Kafka consumers fail for many reasons:

  • schema mismatch
  • DB timeout
  • external API failure
  • business validation problems

Without a policy for failure handling, one bad message can stall the consumer or trigger endless retries.

The Real Goal of a DLQ

A Dead Letter Queue is not just for discarding bad messages.

Its real purpose is to:

  • isolate bad messages
  • preserve normal traffic flow
  • keep failures inspectable
  • allow controlled replay later

Not Every Failure Should Go to DLQ

It helps to distinguish:

Retryable failures

  • temporary DB issues
  • transient network problems
  • external API rate limiting

DLQ-worthy failures

  • permanently invalid payloads
  • missing required fields
  • hard business validation failures
  • messages unlikely to ever succeed unchanged

Sending everything to DLQ creates noise and hides root causes.

A Practical Failure Flow

Consume
 -> Validate
 -> Retryable?
    -> Yes: bounded retry
    -> No: publish to DLQ
 -> Log / metrics / alert

Bounded retry is important.
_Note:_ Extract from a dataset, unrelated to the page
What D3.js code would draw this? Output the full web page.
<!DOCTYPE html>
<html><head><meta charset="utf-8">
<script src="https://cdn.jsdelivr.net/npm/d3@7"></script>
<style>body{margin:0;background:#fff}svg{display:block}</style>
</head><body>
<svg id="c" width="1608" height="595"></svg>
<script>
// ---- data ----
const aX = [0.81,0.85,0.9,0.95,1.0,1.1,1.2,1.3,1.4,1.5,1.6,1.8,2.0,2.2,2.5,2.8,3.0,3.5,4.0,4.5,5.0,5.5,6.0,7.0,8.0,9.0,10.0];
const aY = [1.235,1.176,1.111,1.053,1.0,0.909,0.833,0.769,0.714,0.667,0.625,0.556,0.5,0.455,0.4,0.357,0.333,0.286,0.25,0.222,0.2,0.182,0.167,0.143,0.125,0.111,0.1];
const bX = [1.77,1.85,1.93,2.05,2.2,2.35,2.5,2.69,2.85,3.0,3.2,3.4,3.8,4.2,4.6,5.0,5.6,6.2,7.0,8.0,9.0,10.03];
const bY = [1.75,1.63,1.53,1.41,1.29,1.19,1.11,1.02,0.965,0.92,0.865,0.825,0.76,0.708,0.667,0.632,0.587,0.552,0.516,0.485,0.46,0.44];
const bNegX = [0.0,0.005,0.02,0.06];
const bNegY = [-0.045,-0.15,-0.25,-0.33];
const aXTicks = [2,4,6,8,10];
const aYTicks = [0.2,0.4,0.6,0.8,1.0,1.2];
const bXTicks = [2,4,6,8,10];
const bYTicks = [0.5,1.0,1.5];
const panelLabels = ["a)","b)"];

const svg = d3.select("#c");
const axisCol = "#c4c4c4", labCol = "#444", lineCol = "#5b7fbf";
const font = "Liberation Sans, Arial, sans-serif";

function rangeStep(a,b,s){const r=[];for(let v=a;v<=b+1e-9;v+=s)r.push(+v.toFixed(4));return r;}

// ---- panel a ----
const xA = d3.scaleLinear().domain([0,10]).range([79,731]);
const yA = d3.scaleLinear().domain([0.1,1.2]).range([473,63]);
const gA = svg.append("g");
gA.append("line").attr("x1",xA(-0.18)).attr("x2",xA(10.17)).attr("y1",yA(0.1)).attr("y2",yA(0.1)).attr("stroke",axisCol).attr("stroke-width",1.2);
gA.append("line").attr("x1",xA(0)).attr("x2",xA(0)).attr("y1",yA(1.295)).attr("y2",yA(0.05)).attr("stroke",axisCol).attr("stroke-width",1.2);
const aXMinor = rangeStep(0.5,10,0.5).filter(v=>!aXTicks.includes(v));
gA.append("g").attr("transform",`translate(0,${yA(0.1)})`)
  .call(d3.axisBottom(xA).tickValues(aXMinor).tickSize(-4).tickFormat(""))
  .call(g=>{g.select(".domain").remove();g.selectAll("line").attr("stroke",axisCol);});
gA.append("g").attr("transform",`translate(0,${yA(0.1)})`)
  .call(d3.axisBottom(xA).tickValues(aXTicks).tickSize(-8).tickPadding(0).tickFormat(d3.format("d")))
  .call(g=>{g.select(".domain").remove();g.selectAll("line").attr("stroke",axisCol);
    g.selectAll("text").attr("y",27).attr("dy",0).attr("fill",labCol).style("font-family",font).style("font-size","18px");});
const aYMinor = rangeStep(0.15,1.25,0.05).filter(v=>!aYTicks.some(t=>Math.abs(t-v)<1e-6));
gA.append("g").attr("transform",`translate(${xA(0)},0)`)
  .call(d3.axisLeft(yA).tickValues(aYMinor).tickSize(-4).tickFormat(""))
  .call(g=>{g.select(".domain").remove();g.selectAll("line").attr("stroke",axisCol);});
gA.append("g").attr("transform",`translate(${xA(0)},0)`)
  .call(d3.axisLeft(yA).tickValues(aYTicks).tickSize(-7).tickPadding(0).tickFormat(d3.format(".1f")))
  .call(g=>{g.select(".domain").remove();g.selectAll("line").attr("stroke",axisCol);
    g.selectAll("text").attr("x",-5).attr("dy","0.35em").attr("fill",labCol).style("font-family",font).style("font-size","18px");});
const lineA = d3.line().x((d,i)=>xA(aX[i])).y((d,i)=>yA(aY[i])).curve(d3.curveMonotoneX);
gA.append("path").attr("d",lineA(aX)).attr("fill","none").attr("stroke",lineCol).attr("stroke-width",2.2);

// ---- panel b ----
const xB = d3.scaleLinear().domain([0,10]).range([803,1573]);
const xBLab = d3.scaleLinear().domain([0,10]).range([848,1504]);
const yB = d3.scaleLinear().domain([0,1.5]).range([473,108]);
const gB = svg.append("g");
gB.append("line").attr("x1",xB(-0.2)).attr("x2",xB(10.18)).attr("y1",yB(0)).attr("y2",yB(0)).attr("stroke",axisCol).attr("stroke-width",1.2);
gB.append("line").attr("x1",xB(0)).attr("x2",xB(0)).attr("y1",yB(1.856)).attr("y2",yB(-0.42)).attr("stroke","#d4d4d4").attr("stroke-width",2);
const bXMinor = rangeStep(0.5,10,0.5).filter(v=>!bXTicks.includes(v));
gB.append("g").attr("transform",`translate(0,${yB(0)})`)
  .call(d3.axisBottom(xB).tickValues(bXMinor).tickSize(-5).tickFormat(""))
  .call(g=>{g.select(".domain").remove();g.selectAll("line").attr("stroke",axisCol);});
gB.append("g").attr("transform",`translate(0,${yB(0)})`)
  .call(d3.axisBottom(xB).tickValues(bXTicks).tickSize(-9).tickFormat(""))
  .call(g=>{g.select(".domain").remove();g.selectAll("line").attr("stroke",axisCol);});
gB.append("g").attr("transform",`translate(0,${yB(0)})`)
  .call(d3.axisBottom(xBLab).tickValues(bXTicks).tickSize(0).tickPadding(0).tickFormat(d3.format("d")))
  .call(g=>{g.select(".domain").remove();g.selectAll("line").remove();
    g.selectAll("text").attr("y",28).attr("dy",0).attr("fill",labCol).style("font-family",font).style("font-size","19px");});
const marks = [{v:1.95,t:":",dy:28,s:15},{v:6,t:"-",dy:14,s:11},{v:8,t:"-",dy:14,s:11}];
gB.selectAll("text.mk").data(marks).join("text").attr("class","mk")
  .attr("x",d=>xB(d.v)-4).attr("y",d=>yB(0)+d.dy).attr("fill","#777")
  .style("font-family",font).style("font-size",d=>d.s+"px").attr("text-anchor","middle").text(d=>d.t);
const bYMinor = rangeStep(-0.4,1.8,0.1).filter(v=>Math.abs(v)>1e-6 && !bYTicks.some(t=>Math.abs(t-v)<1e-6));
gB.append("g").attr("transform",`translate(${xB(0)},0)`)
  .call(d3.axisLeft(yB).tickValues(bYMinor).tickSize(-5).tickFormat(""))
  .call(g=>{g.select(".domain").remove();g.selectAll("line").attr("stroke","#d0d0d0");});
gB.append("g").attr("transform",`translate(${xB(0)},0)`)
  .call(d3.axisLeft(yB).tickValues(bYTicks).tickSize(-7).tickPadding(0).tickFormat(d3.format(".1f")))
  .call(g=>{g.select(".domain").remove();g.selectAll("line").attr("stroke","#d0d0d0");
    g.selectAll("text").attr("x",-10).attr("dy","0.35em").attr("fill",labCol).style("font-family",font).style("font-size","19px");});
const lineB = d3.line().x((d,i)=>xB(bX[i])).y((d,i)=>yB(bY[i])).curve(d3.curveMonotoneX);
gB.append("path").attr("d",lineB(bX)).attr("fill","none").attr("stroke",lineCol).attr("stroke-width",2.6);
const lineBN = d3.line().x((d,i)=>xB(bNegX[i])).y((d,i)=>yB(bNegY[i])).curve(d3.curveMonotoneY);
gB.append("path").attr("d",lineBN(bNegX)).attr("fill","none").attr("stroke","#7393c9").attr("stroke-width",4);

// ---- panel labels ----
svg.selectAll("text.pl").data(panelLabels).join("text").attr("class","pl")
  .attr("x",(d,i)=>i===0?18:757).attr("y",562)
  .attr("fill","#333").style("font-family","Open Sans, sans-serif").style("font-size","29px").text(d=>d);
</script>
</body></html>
Infinite retry is often operationally harmful.

What to Store With DLQ Messages

  • original payload
  • original topic, partition, and offset
  • error type
  • summary of the failure
  • timestamp
  • consumer group info

That metadata is what makes later replay and debugging realistic.

Reprocessing Strategy

Do not automatically replay every DLQ message.

A safer pattern is:

  1. classify the failure
  2. fix the root cause
  3. replay only the messages that can now succeed

Schema bugs and business validation issues often need very different replay strategies.

Closing Thoughts

The point of a Kafka DLQ is not to hide failures. It is to protect healthy flow while preserving enough context to recover intelligently.

That is what makes a DLQ operationally useful.